# gas line rough in height for dryer and stove?



## joecaption (Nov 30, 2011)

Main guide line is DIY's should never install gas lines. Hire the gas company or gas certified plumber. It requires a special licence.


----------



## graysqwrl (May 17, 2010)

well... seeing as I already re-did the main line, the line to the water heater, furnace, and fire place I'm kinda in the thick of it

So, I've run all the way to where the stove and dryer will go... just wondering if there's a specific termination height I should be aware of. Or minimum/max height.


----------



## ben's plumbing (Oct 6, 2011)

graysqwrl said:


> well... seeing as I already re-did the main line, the line to the water heater, furnace, and fire place I'm kinda in the thick of it
> 
> So, I've run all the way to where the stove and dryer will go... just wondering if there's a specific termination height I should be aware of. Or minimum/max height.

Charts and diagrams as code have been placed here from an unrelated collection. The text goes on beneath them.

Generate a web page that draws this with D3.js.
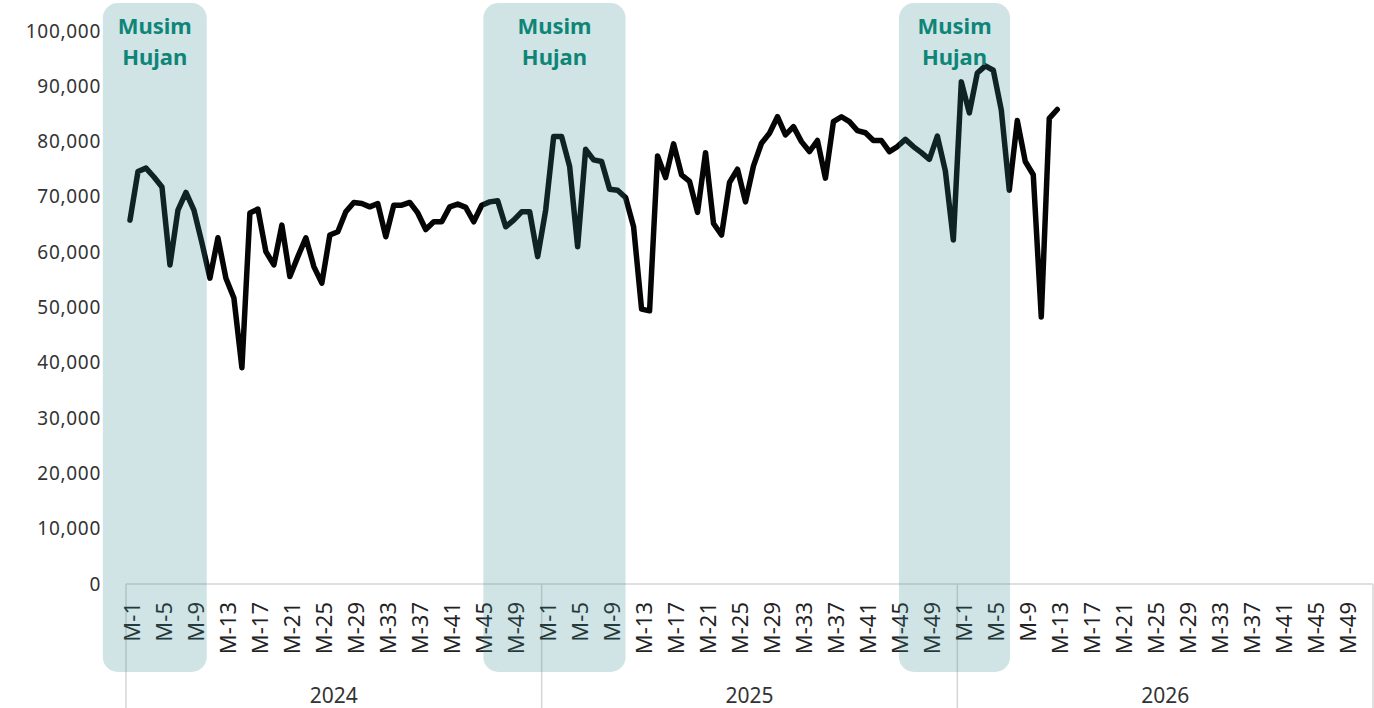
<!DOCTYPE html>
<html>
<head>
<meta charset="utf-8">
<script src="https://cdn.jsdelivr.net/npm/d3@7"></script>
<style>
  html, body { margin: 0; padding: 0; background: #ffffff; }
  svg { display: block; font-family: "Noto Sans", "Open Sans", sans-serif; }
</style>
</head>
<body>
<svg id="chart" width="1374" height="708"></svg>
<script>
// Weekly values per year (weeks M-1 .. M-52)
const years = ["2024", "2025", "2026"];
const weeksPerYear = 52;
const values2024 = [
  65800, 74600, 75200, 73600, 71800, 57700, 67600, 70800, 67600, 61700,
  55300, 62600, 55300, 51700, 39100, 67100, 67800, 60100, 57700, 64900,
  55600, 59200, 62600, 57400, 54400, 63100, 63700, 67300, 69000, 68800,
  68200, 68800, 62800, 68500, 68500, 69000, 67100, 64100, 65500, 65500,
  68200, 68700, 68100, 65500, 68500, 69100, 69300, 64600, 65800, 67300,
  67300, 59200
];
const values2025 = [
  67600, 80900, 80900, 75500, 61000, 78600, 76700, 76400, 71400, 71200,
  69900, 64600, 49700, 49400, 77400, 73500, 79600, 74000, 72800, 67200,
  78000, 65200, 63100, 72600, 75000, 69100, 75600, 79700, 81500, 84500,
  81200, 82700, 80000, 78200, 80200, 73400, 83600, 84500, 83600, 82000,
  81600, 80200, 80200, 78200, 79100, 80400, 79100, 78000, 76800, 81000,
  74700, 62200
];
const values2026 = [
  90800, 85200, 92400, 93700, 92900, 85700, 71200, 83800, 76400, 74000,
  48300, 84200, 85800
];
const yTicks = [0, 10000, 20000, 30000, 40000, 50000, 60000, 70000, 80000, 90000, 100000];
const labelEvery = 4; // M-1, M-5, M-9, ...

// Rainy-season spans, in weeks counted from the first week of 2024
const seasonLabel = ["Musim", "Hujan"];
const seasonFrom = [-2.9, 44.7, 96.7];
const seasonTo = [10.1, 62.5, 110.6];

// Layout
const plot = { left: 126, right: 1373, top: 31, bottom: 584 };
const svg = d3.select("#chart");

const totalWeeks = years.length * weeksPerYear;
const x = d3.scaleLinear().domain([0, totalWeeks]).range([plot.left, plot.right]);
const y = d3.scaleLinear().domain([0, 100000]).range([plot.bottom, plot.top]);

const series = [values2024, values2025, values2026];
const points = [];
series.forEach((vals, yi) => {
  vals.forEach((v, wi) => points.push({ idx: yi * weeksPerYear + wi, value: v }));
});

// Axis frame: baseline and year separators
const frame = svg.append("g").attr("stroke", "#d6d6d6").attr("stroke-width", 1.5);
frame.append("line")
  .attr("x1", x(0)).attr("x2", x(totalWeeks))
  .attr("y1", plot.bottom).attr("y2", plot.bottom);
d3.range(years.length + 1).forEach(i => {
  frame.append("line")
    .attr("x1", x(i * weeksPerYear)).attr("x2", x(i * weeksPerYear))
    .attr("y1", plot.bottom).attr("y2", 708);
});

// Y axis labels (no axis line, no ticks)
const yAxis = d3.axisLeft(y).tickValues(yTicks).tickFormat(d3.format(",")).tickSize(0).tickPadding(0);
const yG = svg.append("g").attr("transform", `translate(101,0)`).call(yAxis);
yG.select(".domain").remove();
yG.selectAll("text")
  .attr("font-size", 19)
  .attr("letter-spacing", "0.7px")
  .attr("fill", "#333333")
  .attr("font-family", "'Noto Sans', sans-serif");

// X axis week labels, rotated
const weekIdx = [];
years.forEach((yr, yi) => {
  for (let w = 0; w < weeksPerYear; w += labelEvery) weekIdx.push({ idx: yi * weeksPerYear + w, label: "M-" + (w + 1) });
});
svg.append("g").selectAll("text")
  .data(weekIdx)
  .join("text")
  .attr("transform", d => `translate(${x(d.idx + 0.5) + 1.5},602) rotate(-90)`)
  .attr("text-anchor", "end")
  .attr("dominant-baseline", "central")
  .attr("font-size", 22)
  .attr("fill", "#222222")
  .text(d => d.label);

// Year labels
svg.append("g").selectAll("text")
  .data(years)
  .join("text")
  .attr("x", (d, i) => x(i * weeksPerYear + weeksPerYear / 2))
  .attr("y", 703)
  .attr("text-anchor", "middle")
  .attr("font-size", 21)
  .attr("fill", "#333333")
  .text(d => d);

// Weekly line
const line = d3.line()
  .x(d => x(d.idx + 0.5))
  .y(d => y(d.value));
svg.append("path")
  .datum(points)
  .attr("d", line)
  .attr("fill", "none")
  .attr("stroke", "#050505")
  .attr("stroke-width", 5.5)
  .attr("stroke-linejoin", "round")
  .attr("stroke-linecap", "round");

// Rainy-season bands, translucent over the line
const seasons = seasonFrom.map((f, i) => ({ from: f, to: seasonTo[i] }));
const bandTop = 3, bandBottom = 672;
svg.append("g").selectAll("rect")
  .data(seasons)
  .join("rect")
  .attr("x", d => x(d.from))
  .attr("y", bandTop)
  .attr("width", d => x(d.to) - x(d.from))
  .attr("height", bandBottom - bandTop)
  .attr("rx", 15)
  .attr("fill", "rgb(52,139,148)")
  .attr("fill-opacity", 0.23);

const lbl = svg.append("g").selectAll("text")
  .data(seasons)
  .join("text")
  .attr("text-anchor", "middle")
  .attr("font-size", 22)
  .attr("font-weight", 700)
  .attr("fill", "#0f8577");
lbl.each(function (d) {
  const t = d3.select(this);
  const cx = (x(d.from) + x(d.to)) / 2;
  seasonLabel.forEach((s, k) => {
    t.append("tspan").attr("x", cx).attr("y", bandTop + 31 + k * 31).text(s);
  });
});
</script>
</body>
</html>
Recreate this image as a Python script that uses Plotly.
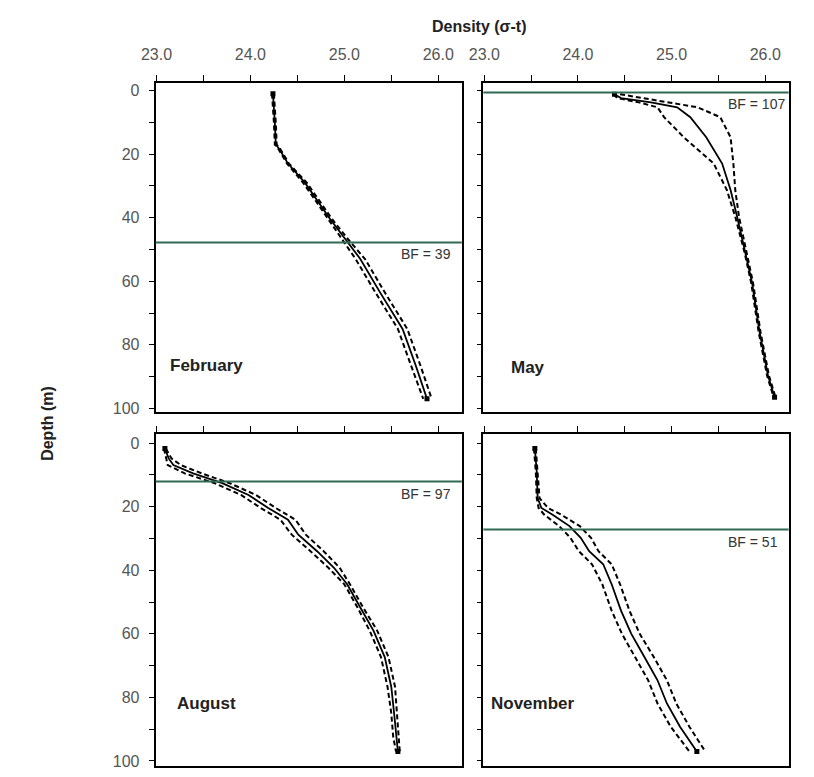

 we set gas valve for dryer about 40" off floor....and as far as stove...if up through floor which i suggest about 2" from wall....if it comes out of wall we come up 3" off floor...ben


----------



## dj3 (Apr 27, 2020)

@only1seagall
Why are you barking at the wrong tree?
What joecaption said is in the code book,
Maybe you should mock your building department instead.
Google "DIY and gas accidents" before you write such an idiotic posting.


----------



## SPS-1 (Oct 21, 2008)

A little late to be complaining, anyways. Its a 10 year old thread.


----------



## jpvorwerk (1 mo ago)

Our gas utility company allows DIY installation as long as it's inspected by them


----------